**EXTRACTED MATERIAL:**
↓

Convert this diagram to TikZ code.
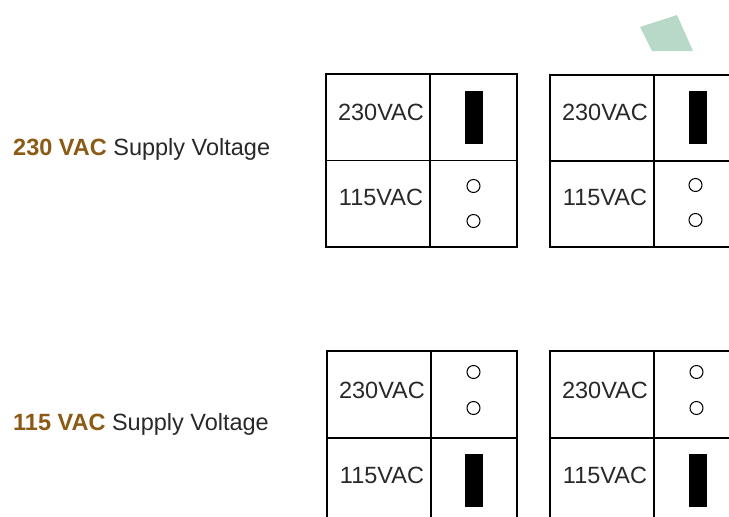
\documentclass[tikz,border=0pt]{standalone}
\usepackage{fontspec}
\setmainfont{Liberation Sans}
\usepackage{xcolor}
\usepackage{tikz}
\usetikzlibrary{positioning}

\definecolor{voltbrown}{RGB}{139,90,20}
\definecolor{labelgray}{RGB}{40,40,40}
\definecolor{tabgreen}{RGB}{184,216,200}

\begin{document}
\begin{tikzpicture}[
  x=1pt, y=-1pt,
  every node/.style={inner sep=0pt, font=\fontsize{23.5}{25}\selectfont, text=labelgray},
  cell/.style={draw, line width=1.5pt},
  pin/.style={draw, circle, minimum size=13pt, line width=1pt},
  shunt/.style={fill=black, minimum width=18pt, minimum height=53pt}
]
\useasboundingbox (0,0) rectangle (729,517);
\clip (0,0) rectangle (729,517);

% green tab in the corner
\fill[tabgreen] (640,27) -- (677,15) -- (693,51) -- (652,51) -- cycle;

% row labels
\node[anchor=west] (lbltop) at (13,149) {\textcolor{voltbrown}{\bfseries 230 VAC} Supply Voltage};
\node[anchor=west] (lblbot) at (13,424) {\textcolor{voltbrown}{\bfseries 115 VAC} Supply Voltage};

% top row: jumper on 230VAC
\draw[cell] (326,74) rectangle (517,247) (430,74) -- (430,247) (326,160.5) -- (517,160.5);
\node (ta230) at (381,112) {230VAC};
\node (ta115) at (381,197) {115VAC};
\node[shunt] (tajmp) at (473.5,117.5) {};
\node[pin] (tapin1) at (473.5,186) {};
\node[pin] (tapin2) at (473.5,221) {};

\draw[cell] (550,75) rectangle (741,247) (654,75) -- (654,247) (550,161) -- (741,161);
\node (tb230) at (605,112) {230VAC};
\node (tb115) at (605,197) {115VAC};
\node[shunt] (tbjmp) at (697.5,117.5) {};
\node[pin] (tbpin1) at (695.5,185) {};
\node[pin] (tbpin2) at (695.5,220) {};

% bottom row: jumper on 115VAC
\draw[cell] (327,351) rectangle (517,525) (431,351) -- (431,525) (327,438) -- (517,438);
\node (ba230) at (382,390) {230VAC};
\node (ba115) at (382,475) {115VAC};
\node[pin] (bapin1) at (473.5,372) {};
\node[pin] (bapin2) at (473.5,408) {};
\node[shunt] (bajmp) at (473.5,480) {};

\draw[cell] (550,351) rectangle (741,525) (654,351) -- (654,525) (550,438) -- (741,438);
\node (bb230) at (605,390) {230VAC};
\node (bb115) at (605,475) {115VAC};
\node[pin] (bbpin1) at (696.5,372) {};
\node[pin] (bbpin2) at (696.5,408) {};
\node[shunt] (bbjmp) at (697.5,480) {};
\end{tikzpicture}
\end{document}
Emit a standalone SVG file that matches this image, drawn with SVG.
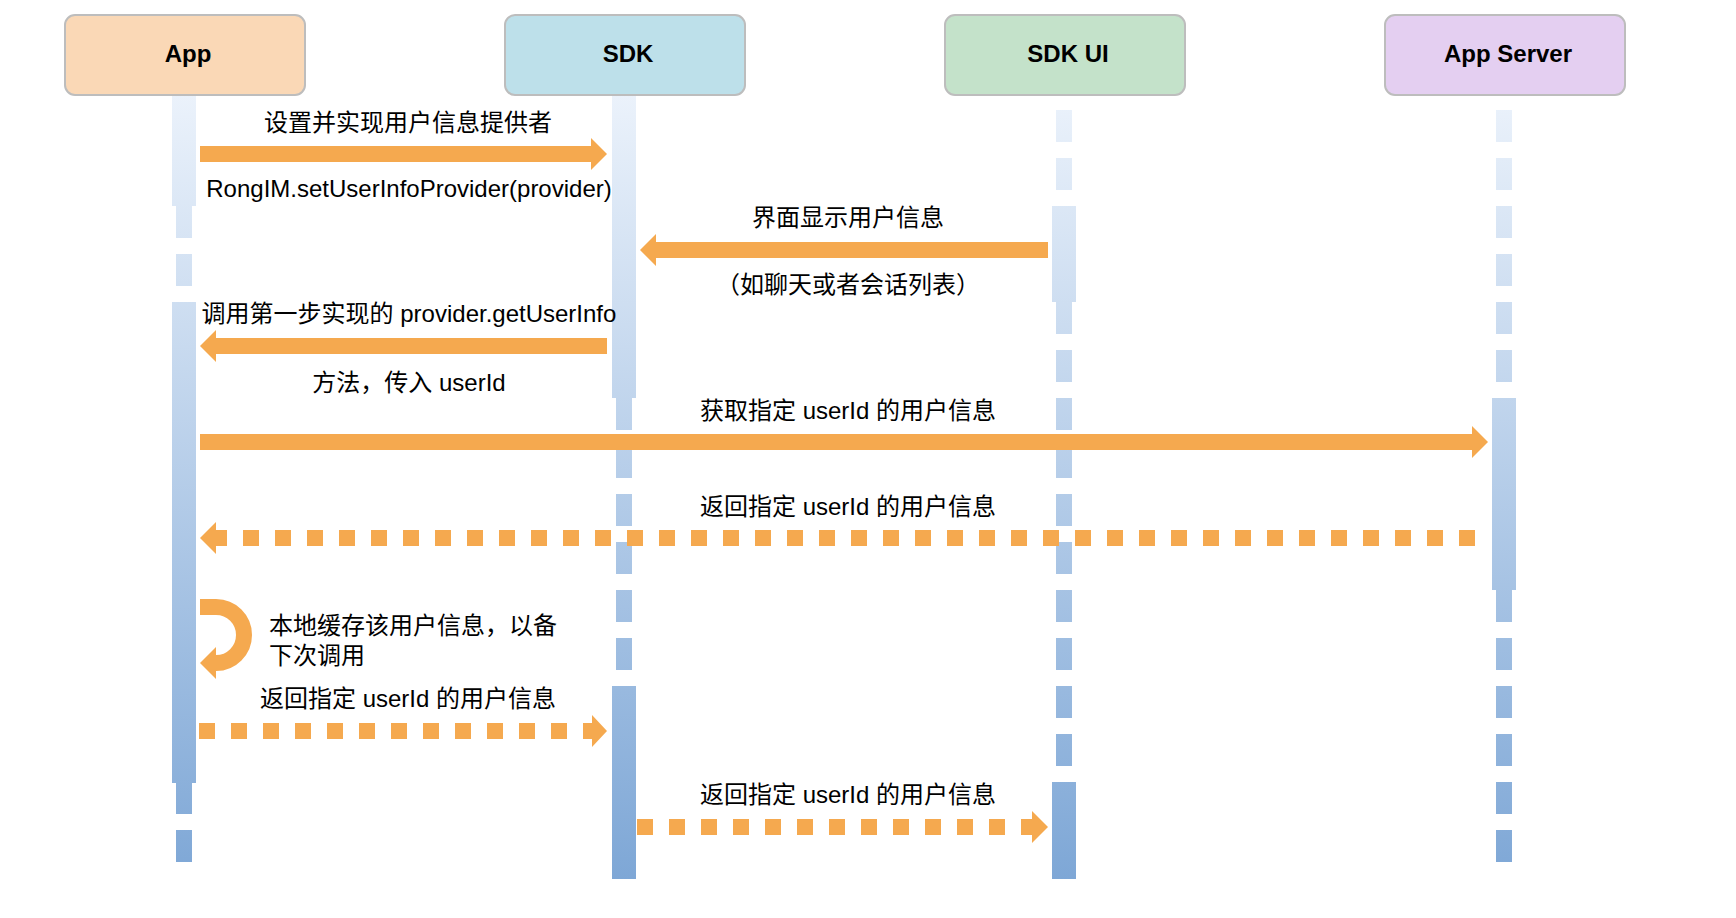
<svg xmlns="http://www.w3.org/2000/svg" width="1736" height="918" viewBox="0 0 1736 918">
<style>
.box{stroke:#bdbdbd;stroke-width:2}
.hdr{font-family:'Liberation Sans','Noto Sans CJK SC',sans-serif;font-size:24px;font-weight:bold;fill:#000;text-anchor:middle}
.lbl{font-family:'Liberation Sans','Noto Sans CJK SC',sans-serif;font-size:24px;fill:#000;text-anchor:middle}
.lft{text-anchor:start}
.life{stroke:url(#lg);stroke-width:16;stroke-dasharray:32 16;fill:none}
.act{fill:url(#lg)}
.arr{fill:#f5a94f}
.dash{stroke:#f5a94f;stroke-width:16;stroke-dasharray:16 16;fill:none}
</style>
<defs>
<linearGradient id="lg" gradientUnits="userSpaceOnUse" x1="0" y1="95" x2="0" y2="880">
<stop offset="0" stop-color="#ebf2fb"/>
<stop offset="1" stop-color="#7ea7d6"/>
</linearGradient>
</defs>
<rect width="1736" height="918" fill="#fff"/>

<g id="lifelines">
<line class="life" x1="184" y1="110" x2="184" y2="863"/>
<line class="life" x1="624" y1="110" x2="624" y2="863"/>
<line class="life" x1="1064" y1="110" x2="1064" y2="863"/>
<line class="life" x1="1504" y1="110" x2="1504" y2="863"/>
<rect class="act" x="172" y="95" width="24" height="111"/>
<rect class="act" x="172" y="302" width="24" height="481"/>
<rect class="act" x="612" y="95" width="24" height="303"/>
<rect class="act" x="612" y="686" width="24" height="193"/>
<rect class="act" x="1052" y="206" width="24" height="96"/>
<rect class="act" x="1052" y="782" width="24" height="97"/>
<rect class="act" x="1492" y="398" width="24" height="192"/>
</g>

<g id="node-app">
<rect class="box" x="65" y="15" width="240" height="80" rx="10" fill="#fad8b6"/>
<text class="hdr" x="188" y="62">App</text>
</g>
<g id="node-sdk">
<rect class="box" x="505" y="15" width="240" height="80" rx="10" fill="#bde0ea"/>
<text class="hdr" x="628" y="62">SDK</text>
</g>
<g id="node-sdkui">
<rect class="box" x="945" y="15" width="240" height="80" rx="10" fill="#c4e2ca"/>
<text class="hdr" x="1068" y="62">SDK UI</text>
</g>
<g id="node-appserver">
<rect class="box" x="1385" y="15" width="240" height="80" rx="10" fill="#e4cff1"/>
<text class="hdr" x="1508" y="62">App Server</text>
</g>

<g id="connectors">
<path class="arr" d="M200,146 H591 V138 L607,154 L591,170 V162 H200 Z"/>
<path class="arr" d="M1048,242 H656 V234 L640,250 L656,266 V258 H1048 Z"/>
<path class="arr" d="M607,338 H216 V330 L200,346 L216,362 V354 H607 Z"/>
<path class="arr" d="M200,434 H1472 V426 L1488,442 L1472,458 V450 H200 Z"/>
<line class="dash" x1="1475" y1="538" x2="211" y2="538"/>
<path class="arr" d="M216,522 L200,538 L216,554 Z"/>
<path d="M200,607 H216 A28,28 0 0 1 216,663 H214" stroke="#f5a94f" stroke-width="16" fill="none"/>
<path class="arr" d="M216,647 L200,663 L216,679 Z"/>
<line class="dash" x1="199" y1="731" x2="597" y2="731"/>
<path class="arr" d="M592,715 L607,731 L592,747 Z"/>
<line class="dash" x1="637" y1="827" x2="1037" y2="827"/>
<path class="arr" d="M1032,811 L1048,827 L1032,843 Z"/>
</g>

<g id="labels">
<text class="lbl" x="408" y="131">设置并实现用户信息提供者</text>
<text class="lbl" x="409" y="197">RongIM.setUserInfoProvider(provider)</text>
<text class="lbl" x="848" y="226">界面显示用户信息</text>
<text class="lbl" x="848" y="293">（如聊天或者会话列表）</text>
<text class="lbl" x="409" y="322">调用第一步实现的 provider.getUserInfo</text>
<text class="lbl" x="409" y="391">方法，传入 userId</text>
<text class="lbl" x="848" y="419">获取指定 userId 的用户信息</text>
<text class="lbl" x="848" y="515">返回指定 userId 的用户信息</text>
<text class="lbl lft" x="269" y="634">本地缓存该用户信息，以备</text>
<text class="lbl lft" x="269" y="664">下次调用</text>
<text class="lbl" x="408" y="707">返回指定 userId 的用户信息</text>
<text class="lbl" x="848" y="803">返回指定 userId 的用户信息</text>
</g>
</svg>
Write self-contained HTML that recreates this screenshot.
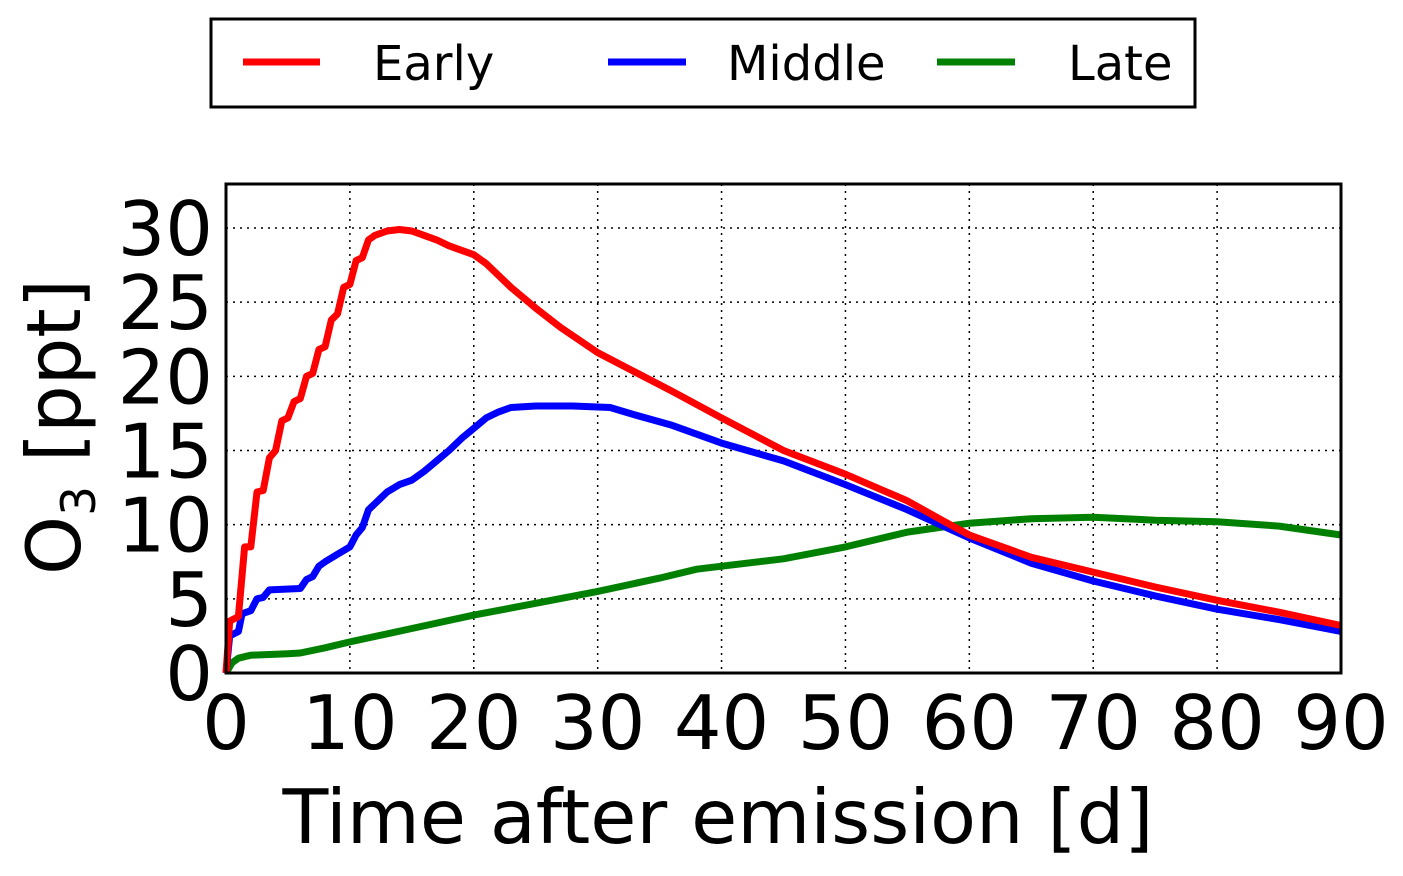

↑

**EXERCISE BRIEF:** List every line above containing the word "that".

**RESPONSE FOR THIS EXERCISE:**
Emit a standalone SVG file that matches this image, drawn with SVG.
Write self-contained HTML that recreates this screenshot.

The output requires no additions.